Writing on the Edge … of the San Andreas Fault

Wow! Here I am at this amazing writing residency at the Mesa Refuge, which is a LOVELY facility perched directly on the edge of the San Andreas rift zone.

(Actually, I’m in the local public library using their wifi; there’s no Internet or phone at Mesa … they want you to concentrate on the writing there, with no distractions.)

How to summarize this remarkable experience so far? I’m sharing a spacious, very well-appointed house with two other writers — Andrea Godshalk, from Amherst, who’s writing about urban farming, and Tram Nguyen, the former editor of Colorlines Magazine, who’s developing a book about immigration and its connection to a variety of hot-button issues.

They are both tremendously fabulous individuals, and I am honored to call them colleagues. They’ve already taught me so much about their topics of interest, and my own writing endeavor.

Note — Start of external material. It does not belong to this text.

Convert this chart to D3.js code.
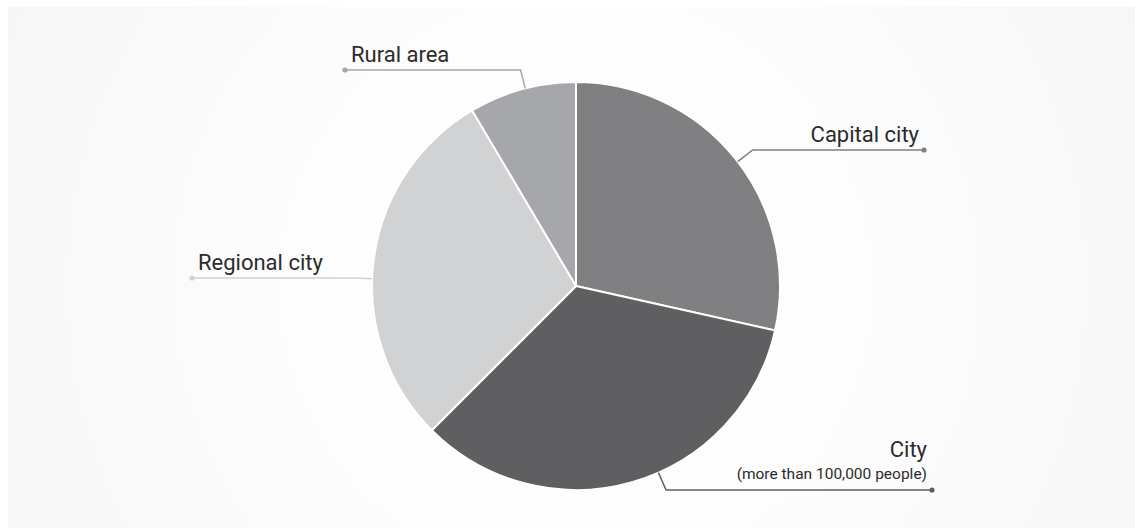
<!DOCTYPE html>
<html>
<head>
<meta charset="utf-8">
<script src="https://cdn.jsdelivr.net/npm/d3@7"></script>
<style>
  body { margin: 0; background: #fff; }
  text { font-family: Roboto, "Noto Sans", sans-serif; fill: #2b2b2b; }
</style>
</head>
<body>
<div id="d3-container"></div>
<script>
/**
 * DATA
 * */
const categories = ["Capital city", "City", "Regional city", "Rural area"];
const values = [28.5, 34, 29, 8.5];
const subLabels = ["", "(more than 100,000 people)", "", ""];
const colors = ["#808083", "#5f5f62", "#d1d2d4", "#a6a7aa"];

/**
 * CONSTANTS
 * */
const width = 1135,
  height = 528,
  cx = 576,
  cy = 286,
  radius = 204;

// where each label's horizontal leader sits: [line y, dot x, side]
const labelLayout = [
  { y: 150, dotX: 924, side: 1 },
  { y: 490, dotX: 932, side: 1 },
  { y: 278, dotX: 192, side: -1 },
  { y: 70, dotX: 345, side: -1 },
];

const svg = d3
  .select("#d3-container")
  .append("svg")
  .attr("width", width)
  .attr("height", height);

// background panel with soft radial glow
const grad = svg.append("defs")
  .append("radialGradient")
  .attr("id", "bg")
  .attr("gradientUnits", "userSpaceOnUse")
  .attr("cx", cx).attr("cy", cy).attr("r", 620);
grad.append("stop").attr("offset", "0%").attr("stop-color", "#ffffff");
grad.append("stop").attr("offset", "45%").attr("stop-color", "#fdfdfd");
grad.append("stop").attr("offset", "100%").attr("stop-color", "#f7f7f7");

svg.append("rect")
  .attr("x", 8).attr("y", 7)
  .attr("width", width - 8).attr("height", height - 7)
  .attr("fill", "url(#bg)");

const data = categories.map((c, i) => ({
  name: c, value: values[i], sub: subLabels[i], color: colors[i], layout: labelLayout[i]
}));

const pie = d3.pie().sort(null).value(d => d.value);
const arc = d3.arc().innerRadius(0).outerRadius(radius);
const arcs = pie(data);

const g = svg.append("g").attr("transform", `translate(${cx},${cy})`);

g.selectAll("path.slice")
  .data(arcs)
  .join("path")
  .attr("class", "slice")
  .attr("d", arc)
  .attr("fill", d => d.data.color)
  .attr("stroke", "#fff")
  .attr("stroke-width", 2)
  .attr("stroke-linejoin", "round");

// leader lines: elbow sits on a slightly bigger circle at the label's y
const elbowR = radius + 19;
arcs.forEach(d => {
  const L = d.data.layout;
  const ly = L.y - cy;
  const ex = L.side * Math.sqrt(Math.max(0, elbowR * elbowR - ly * ly));
  const ang = Math.atan2(ly, ex);
  const sx = radius * Math.cos(ang), sy = radius * Math.sin(ang);
  const pts = [[sx, sy], [ex, ly], [L.dotX - cx, ly]];

  g.append("path")
    .attr("d", d3.line()(pts))
    .attr("fill", "none")
    .attr("stroke", d.data.color)
    .attr("stroke-width", 1.5);

  g.append("circle")
    .attr("cx", L.dotX - cx).attr("cy", ly)
    .attr("r", 2.6)
    .attr("fill", d.data.color);

  const right = L.side > 0;
  const tx = right ? L.dotX - cx - 5 : L.dotX - cx + 6;
  const anchor = right ? "end" : "start";
  if (d.data.sub) {
    g.append("text")
      .attr("x", tx).attr("y", ly - 33)
      .attr("text-anchor", anchor)
      .style("font-size", "22px")
      .text(d.data.name);
    g.append("text")
      .attr("x", tx).attr("y", ly - 11)
      .attr("text-anchor", anchor)
      .style("font-size", "15.5px")
      .text(d.data.sub);
  } else {
    g.append("text")
      .attr("x", tx).attr("y", ly - 8)
      .attr("text-anchor", anchor)
      .style("font-size", "22px")
      .text(d.data.name);
  }
});
</script>
</body>
</html>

I hope I can offer them the same.

We each have private writing suites, and the place is packed with books, writing supplies, comfy couches and excellent food.

And it is truly a GORGEOUS setting. The house looks out over Tomales Bay and its broad tidelands, with a seaward ridge riding opposite. The fog and sun interact to spectacular effect, the hawks float about on currents of air, hummingbirds dart everywhere, and the place is exploding with flowers.

I don’t mean to lay it on too thick, but, a writer can feel truly valued and validated here.

My work here is focused on public media, and its iterations in the Internet era. There are several documents I’m working on, including an essay I hope to sell to someplace fancy like Harper’s, as well as a “final report” on the May 3 Innovations in Journalism Expo (which was a big success, BTW).

I also updated an essay I wrote (“Arts, Culture & the Crisis of Democracy”) for a grant proposal to the Haas fund for Independent Arts & Media’s arts program. We got the grant, but the essay is strong and deserves wider circulation. It’ll be appearing on the new Indy Arts Web site (thanks, Bosco!), so stay tuned for that.

I also hope to get some work done on two short stories.

One, as-yet untitled, is being written for an anthology to be published by Marina and Jason of fave SF guitar band The Rabbles, on the topic of the twice-as-big-as-Texas mass of plastic floating in the middle of the Pacific Ocean. The story is turning out to be a bit macabre. It was originally going to be about a guy who starts collecting plastic trash on the street, in an attempt to get it out of the ecosystem and waste stream. I then realized that the petroleum byproduct accumulating in his basement was going to consume him and destroy him, as it will our own green-blue orb, someday.

The other story is very sad, about a scientist who, in an effort to create a nanotech mechanism for facilitating flower pollination after the rampant spread of the bee-killing Colony Collapse Disorder, winds up accidentally creating something much worse. It is entitled “Morte Verde,” and takes place in Brazil in the near future.

It is a thrill and a privilege to be a part of the Mesa program, and a thrill and a privilege to be alive and kickin’ on this Earth of ours.

Let’s make the most of it, and leave things better off for those who come after us!